Reno Delays Decision on Ickes Investigation
Washington Post Staff Writer
Tuesday, December 1, 1998; Page A04
Attorney General Janet Reno yesterday delayed a decision on whether an independent counsel should investigate allegations that a top aide to President Clinton committed perjury during a Senate campaign finance probe.
The Justice Department spent three months on a preliminary investigation of Harold M. Ickes, a former deputy White House chief of staff, but top officials were split over whether to proceed with an independent counsel. At midday yesterday officials said Reno appeared to be leaning in favor of asking for appointment of an independent counsel, but the attorney general then decided to hold off and ask for more time to decide.
The allegation against Ickes was raised last March by the Republican majority of the Senate Governmental Affairs Committee, which accused the veteran political operative of giving "less than candid" testimony about the Clinton administration's dealings with the Teamsters union.
Reno, as she has in other independent counsel decisions, did not start her final deliberations on the Ickes question until hours before a deadline set by law. Although she has often made her own call in the face of divided advice from top aides, officials said Reno balked yesterday because she was not comfortable with the choices before her -- either launch an independent counsel inquiry or shut down the investigation.
In a court document that remains under seal, Reno asked the special panel of three federal judges that oversees the independent counsel process for a 60-day extension. In granting the request, the judges, in a public document, said Reno had "shown good cause for the requested extension" but did not disclose her rationale.
Justice Department officials said Reno asked for further analysis of evidence that has already been gathered and some of her top aides agreed with her.
In addition to materials from the Senate probe and its own investigation, the Justice Department is considering evidence recently gathered in an ongoing investigation of the International Brotherhood of Teamsters by the House Education and the Workforce oversight and investigations subcommittee.
Sen. Arlen Specter (Pa.), who is among several Republican leaders to consistently reproach Reno for not seeking an independent counsel on campaign finance matters, said in a statement yesterday that "every time we reach a new plateau, Attorney General Reno delays and delays and delays."
The Ickes inquiry is one of three independent counsel decisions that have preoccupied Reno this autumn. Last week, she also faced contradictory advice from top aides but decided at the last minute against seeking further investigation of whether Vice President Gore made false statements about campaign finance practices. Next week, she faces a deadline in a preliminary investigation of President Clinton's use of Democratic Party funds for television advertising in the 1996 campaign.
Attorneys for Ickes, now a Washington attorney and business consultant, have said that he has been called upon to testify some 20 times as a result of his White House service from 1994 to 1997 and that he has told the truth on every occasion.
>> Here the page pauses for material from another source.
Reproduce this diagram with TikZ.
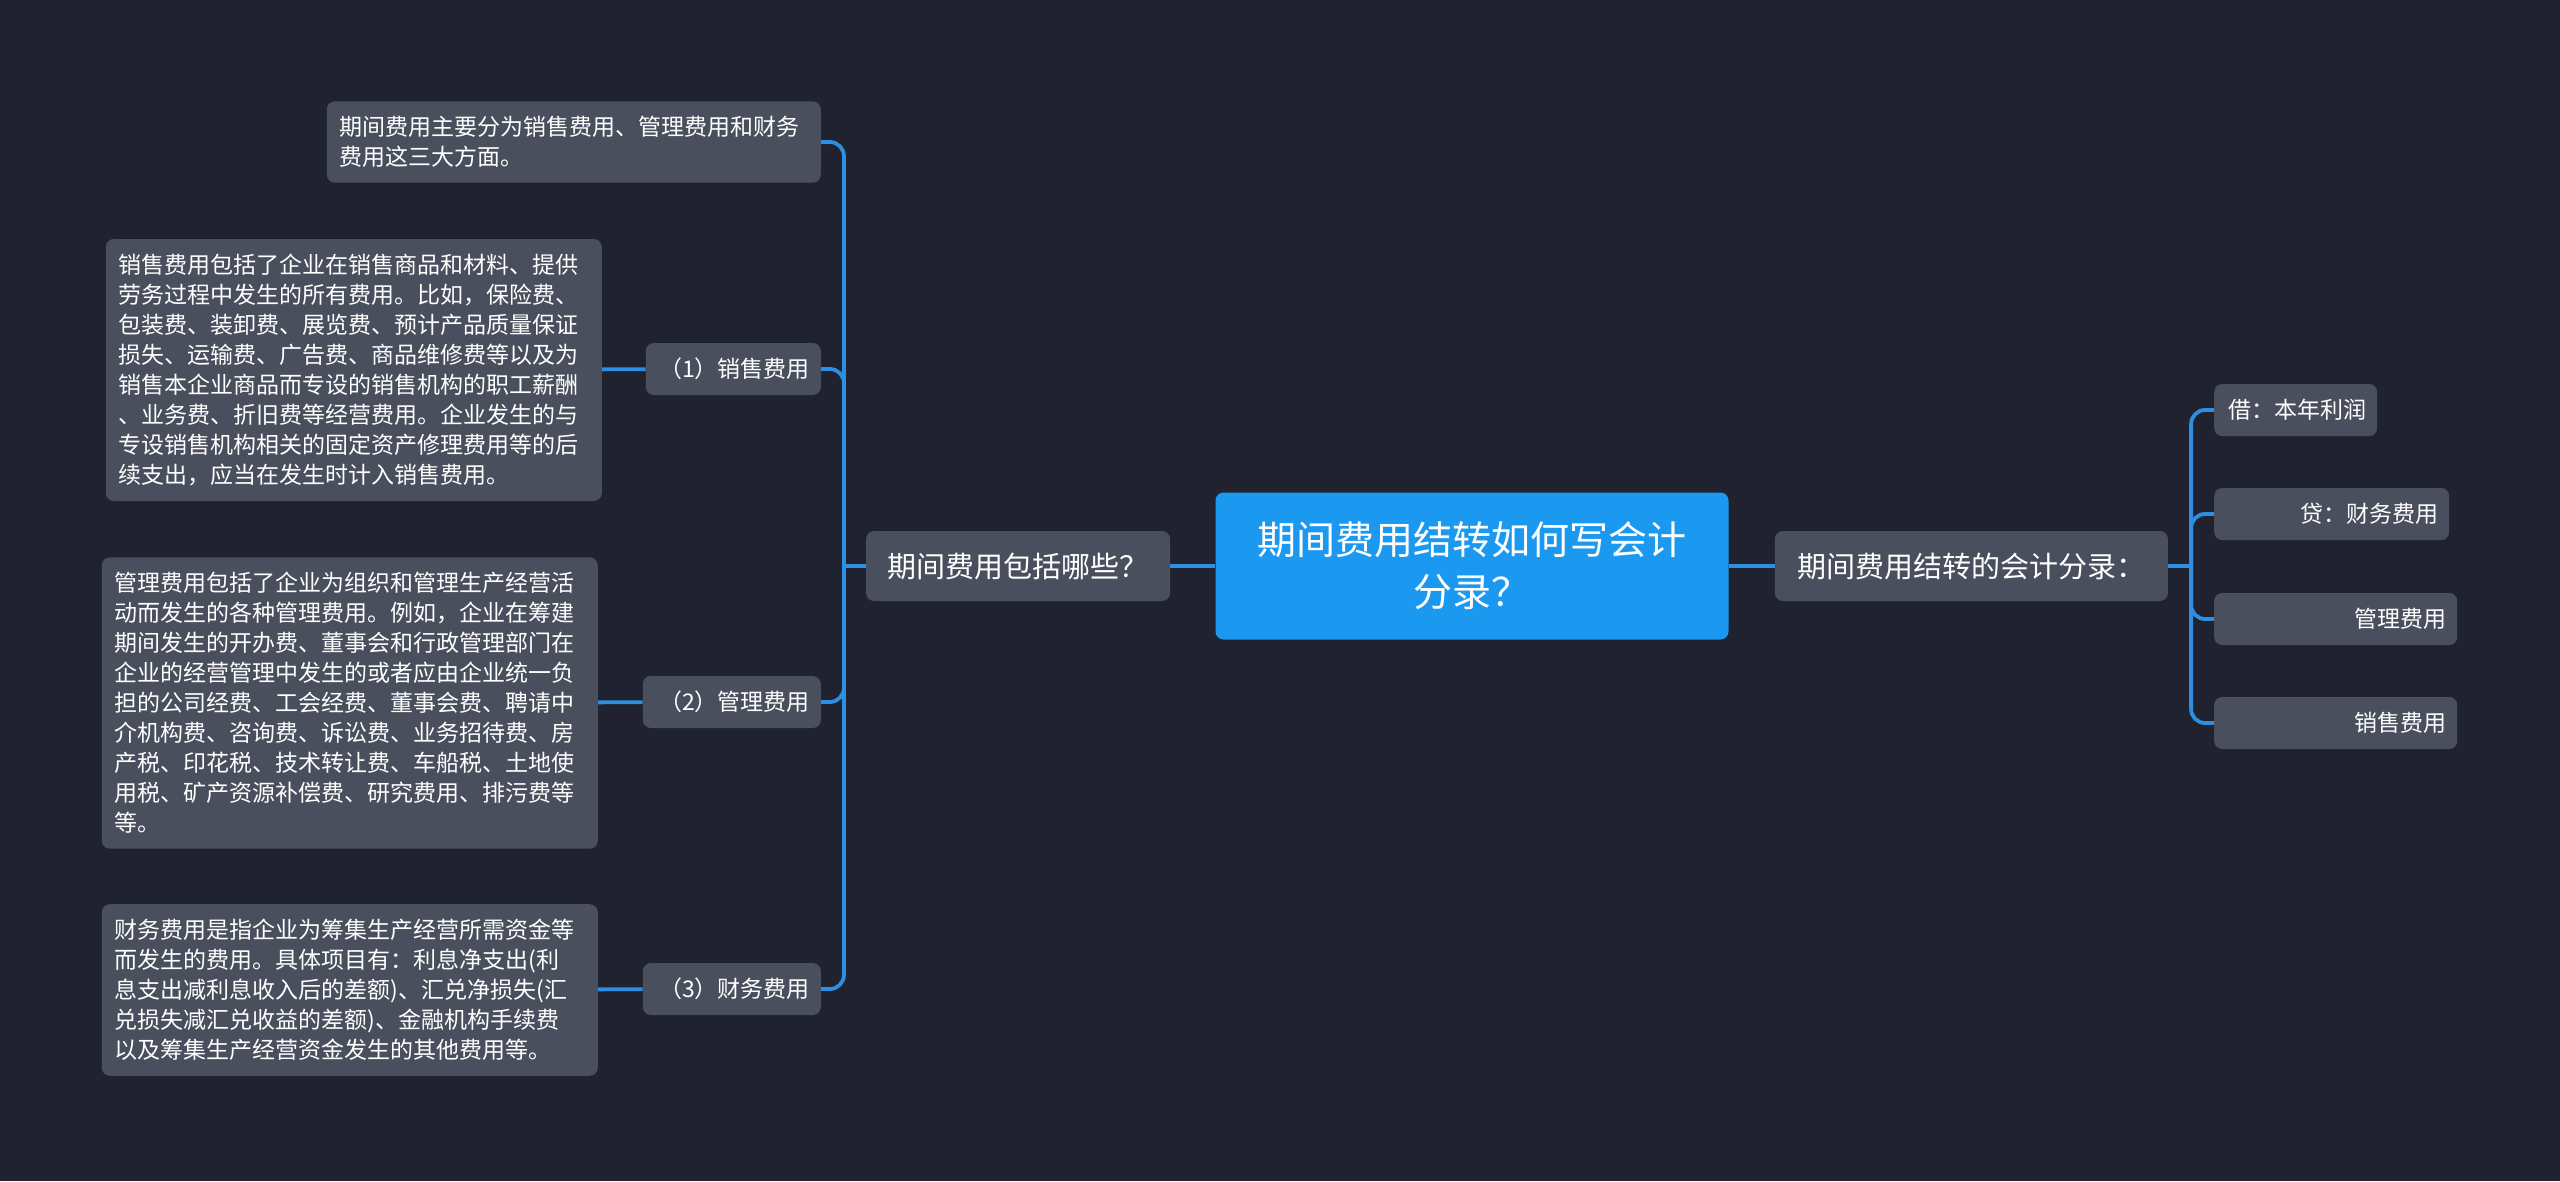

The only allegation under consideration by Reno is whether Ickes lied to Senate investigators when he said he had no knowledge of anything done by the Clinton administration regarding a labor dispute between the Teamsters and Diamond Walnut Growers Inc., a cooperative of nut growers in California. The Teamsters had been on strike for nearly four years and were looking for a resolution in 1995 when Ickes sought the union's financial support for Clinton's 1996 reelection campaign.
According to an internal Teamsters memorandum acquired by Senate investigators, Ickes told union officials that he had contacted then-U.S. Trade Representative Mickey Kantor and asked him to call a Diamond Walnut executive and press for a resolution in favor of the Teamsters. An aide to Ickes confirmed to Senate investigators that Ickes had called Kantor about Diamond Walnut.
In the testimony at issue, Ickes was asked by Senate investigators during a deposition on Sept. 22, 1997, "What did the administration do regarding the Diamond Walnut strike?"
Ickes replied, "Nothing that I know of."
Although the question was asked twice in different ways, the Senate investigators did not further explore the matter with Ickes, nor did they develop conclusive evidence that Kantor had reported back to Ickes that he had taken any action on behalf of the Teamsters.
Ickes's apparent denial of facts that should have been well known to him convinced some senior Justice Department officials that he should be investigated for perjury by an independent counsel. Other officials argued that the questioning of Ickes was so weak that no investigation is justified.
In testimony in October to the House panel investigating the Teamsters, Kantor said that although Ickes asked him to call Diamond Walnut's president, it was not as part of an effort to assist the union. Instead, Kantor said, he merely called to inquire about the status of the labor dispute.
Rep. Peter Hoekstra (R-Mich.), who heads the House investigation of the Teamsters, said there is evidence that Kantor pressured the growers on the Teamsters' behalf. "The information we developed strongly suggests that the attorney general must appoint an independent counsel," Hoekstra said in a statement yesterday.